This question is motivated by a computational issue. Suppose $R$ is a product of orders in numberfields such that there is no ring homomorphism $R \to \mathbb Z$, then can one write an algorithm that actually proves that there is no ring homomorphism $R \to \mathbb Z$ if one is only able to compute $R/pR$ for primes $p$. Sidenote: in this question one should think of $R$ as terribly complicated such that it is not possible to directly work with it in characteristic 0. For so far the motivation now to the mathematics :)
If for a prime $p$ there there is no map $R/p \to \mathbb F_p$ then there is also no map $R \to \mathbb Z$. So restricting for simplicity to the case where $R$ is an order instead of a product of orders one then naturally arrives at the question in the title.
Does there exist an order $R\neq \mathbb Z$ that has a map to $\mathbb F_p$ for all primes p.
Now I already have done a bit of thinking about this question but have not been able to solve it yet. However using galois theory one can reduce it to a question of finite groups.

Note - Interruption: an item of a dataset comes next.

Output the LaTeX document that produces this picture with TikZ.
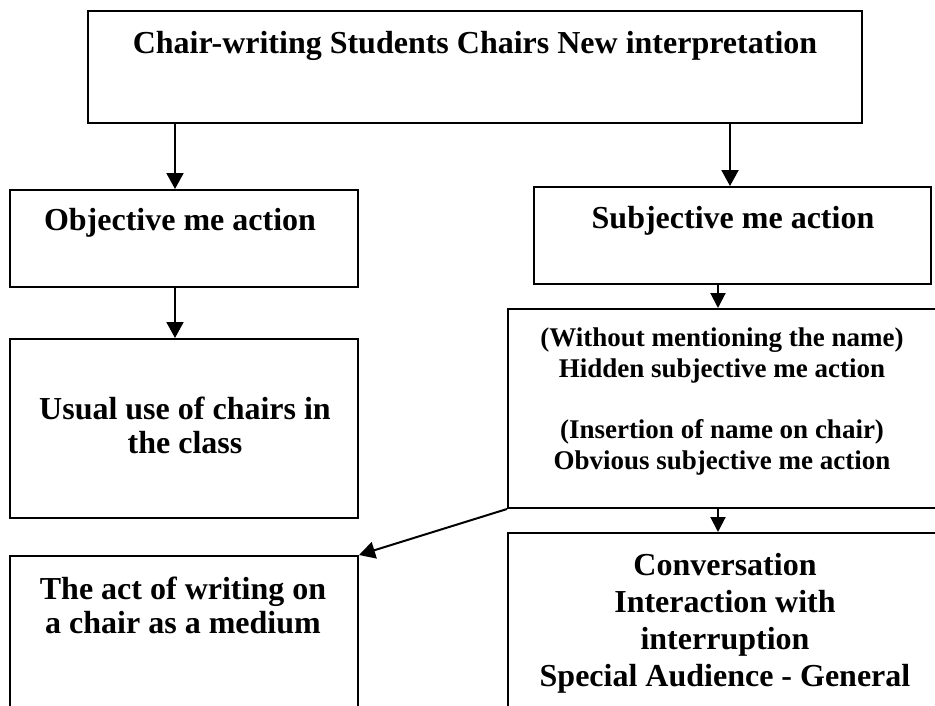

For simplicity let's assume $R=O_K$ is a maximal order in a numberfield $K$ and also ignore the primes in $\mathbb Z$ above which ramification occurs. Now let $L$ be the galois closure of $K$, $G=Gal(L/\mathbb Q)$ and $H=Gal(L/K)$. Let $q \mid pO_K$ be a prime, $q' \subset O_L$ a prime lying above $q$ and let $D_{q'} \subset G$ (this is step is where I ignore the ramified primes for simplicity) be the decomposition group of $q'$, then $$O_K/q \cong \mathbb F_p \Leftrightarrow f(q)=1 \Leftrightarrow D_{q'} \subset H.$$ So one sees that there is a map $O_K \to \mathbb F_p$ if and only if $H \cap \text{Frob}_p \neq \emptyset$ where $\text{Frob}_p \subset G$ denotes the conjugacy class of frobenius. By Chebotarevs density theorem all conjugacy classes will occur as $\text{Frob}_p$ for a positive density of the primes. So this leads to the following group theoretic question:
Let $H \subset G$ be two finite groups with $H \cap C \neq \emptyset$ for all conjugacy classes $C$ of $G$ then does this imply that $G=H$?
The above at least feels like the answer might be yes, because $H$ should be at least very big if it is to contain an element of every conjugacy class. Using a small computer search I proved that the answer is yes if $G \subset S(9)$. So an order as in my first question has to have at least rank 10 over $\mathbb Z$.